Engineering Schottky-to-Ohmic contact transition for 2D metal–semiconductor junctions

Abstract

An Ohmic contact is critical for achieving 2D material-based high performance electronic devices. Unfortunately, the formation of an intrinsic Ohmic contact for 2D materials is difficult; thus, current studies mostly stay in the Schottky regime. In this work, density functional calculations are performed for work function engineering for metal–semiconductor junctions involving 2D H-WSe₂ and 2D metals of MX₂ (M = Ti, V, Nb, Ta, Mo, and W and X = S and Se). We unambiguously identify a Schottky-to-Ohmic contact transition boundary, beyond which p-type Ohmic contacts are demonstrated to be stable. We show that the Fermi level pinning effect is relatively weak in the Schottky region, while similar pinning-like behavior is strong in the Ohmic region, creating a discontinuity near the contact transition boundary.

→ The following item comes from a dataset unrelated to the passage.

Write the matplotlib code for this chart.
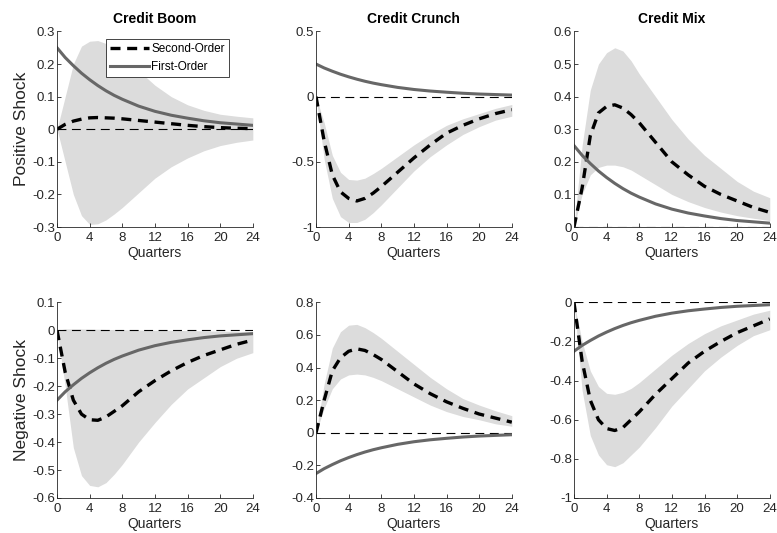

The observed deviation from the ideal Schottky–Mott limit is directly related to the charge redistribution and interface dipole-induced potential step, reflected by metal work function modification due to contact formation. Our work not only provides a strategy to identify effective Ohmic contacts but also offers insights for prospection into the fundamental electronic properties of van der Waals-based heterojunctions.